The 1993 depression peak coincided with a worldwide oversupply of semiconductor chips that five years later still had Asian economies reeling. Breaking pattern with earlier cycles, however, the US stock market first dipped and then raced uncontrollably upward. Twice before we can find similar eruptions in the chart, tagged with the label "mania", that do not fall into the 28 year growth innovation pattern.

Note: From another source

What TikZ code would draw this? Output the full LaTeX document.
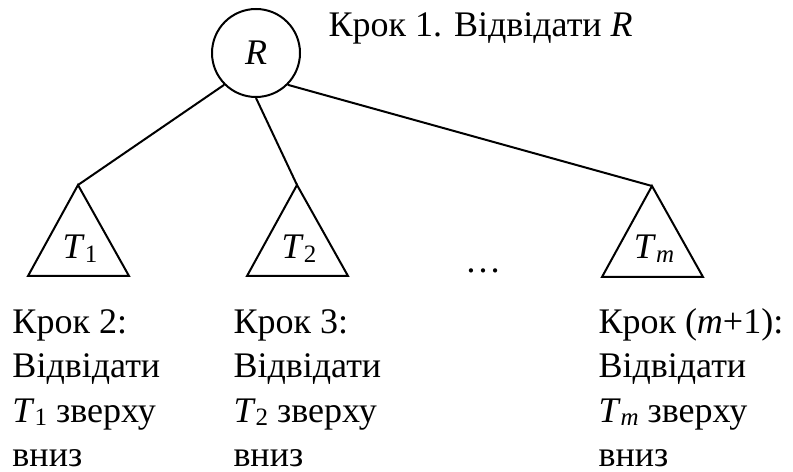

It is not obvious just what is behind these euphoric reactions, but this much is known. Each began with a wave of optimism and ended when "new era" thinking was sweeping through the investment community. They were all marked by speculation in promising "high-tech" industries (canals, railroads, and turnpikes in the 1830s, autos, steel, radio in the 1920s, semiconductors and the Internet in the 1990s) . Each was characterized by falling interest rates, low inflation, and the absence of military threat. And, finally, all three occurred while an influential generation was reaching middle age and society was rife with risky undertakings. This last point needs further explaining.
The authors William Strauss & Neil Howe in their book Generations were able to organize four centuries of US history into a succession of generational groups. Their claim is that each generation belongs to one of four types, and that these types recur in a fixed sequence. The lead generation in the Strauss & Howe cyclical model is called "idealist". Idealists are the cycle s change agents who always see room for improvement in the world. As youngsters, they rebel against the sins of established institutions. In midlife, they gradually reshape institutions around their moral principles during a highly individualistic and risk-prone period.

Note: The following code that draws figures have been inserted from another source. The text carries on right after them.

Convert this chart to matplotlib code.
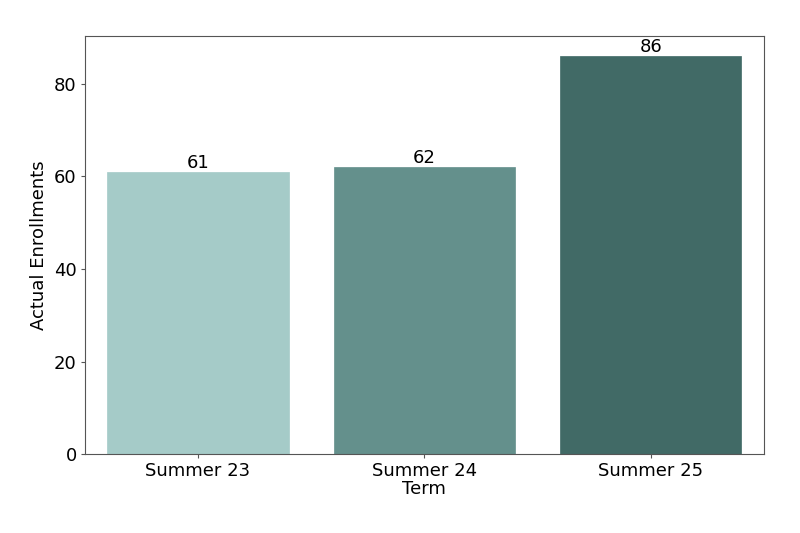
import matplotlib
matplotlib.use("Agg")
import matplotlib.pyplot as plt

terms = ["Summer 23", "Summer 24", "Summer 25"]
enrollments = [61, 62, 86]
colors = ["#a5cbc8", "#64908c", "#416a66"]

fig, ax = plt.subplots(figsize=(8, 5.33), dpi=100)
fig.subplots_adjust(left=0.106, right=0.955, top=0.932, bottom=0.148)

x = range(len(terms))
bars = ax.bar(x, enrollments, width=0.8, color=colors, edgecolor=colors, linewidth=0.5)
for xi, v in zip(x, enrollments):
    ax.text(xi, v, str(v), ha="center", va="bottom", fontsize=13)

ax.set_xticks(list(x))
ax.set_xticklabels(terms)
ax.set_xlim(-0.5, 2.5)
ax.set_ylim(0, 90.3)
ax.set_yticks([0, 20, 40, 60, 80])
ax.tick_params(labelsize=13, length=3, pad=2.8, color="#555555")
ax.set_xlabel("Term", fontsize=13, labelpad=0)
ax.set_ylabel("Actual Enrollments", fontsize=13, labelpad=4)
for s in ax.spines.values():
    s.set_color("#555555")

fig.savefig("out.png", dpi=100)
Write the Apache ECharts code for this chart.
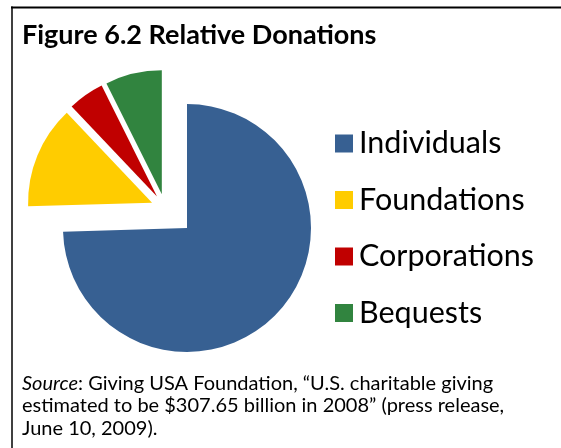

Between 1724 and 1981, Strauss & Howe count twelve generations. On average, then, the "length" of a single generation group is about 21 years and a cycle of four generations typically spans 84 years. If we add together two generation cycles, we define a period lasting 168 years. That is about the same length of time it takes to complete a single technological revolution, leaving little doubt that the generation cycle is at its root.
Over time, technological achievement accounts for most if not all the advances in the human economic condition. Progress, though it seems, comes at the expense of stability. It has always been one step backward for every two forward, and we should expect nothing different in the future.
The Baby Boom generation is the current cycle s idealists. They find themselves at the center of today s technology bubble, which is already in its sixth year. The 1828 and 1921 manias lasted on average seven years before imploding into depressionary panics. Life delivers few guarantees, and those that it does are often unwelcome. As sure as death follows life bust will follow boom.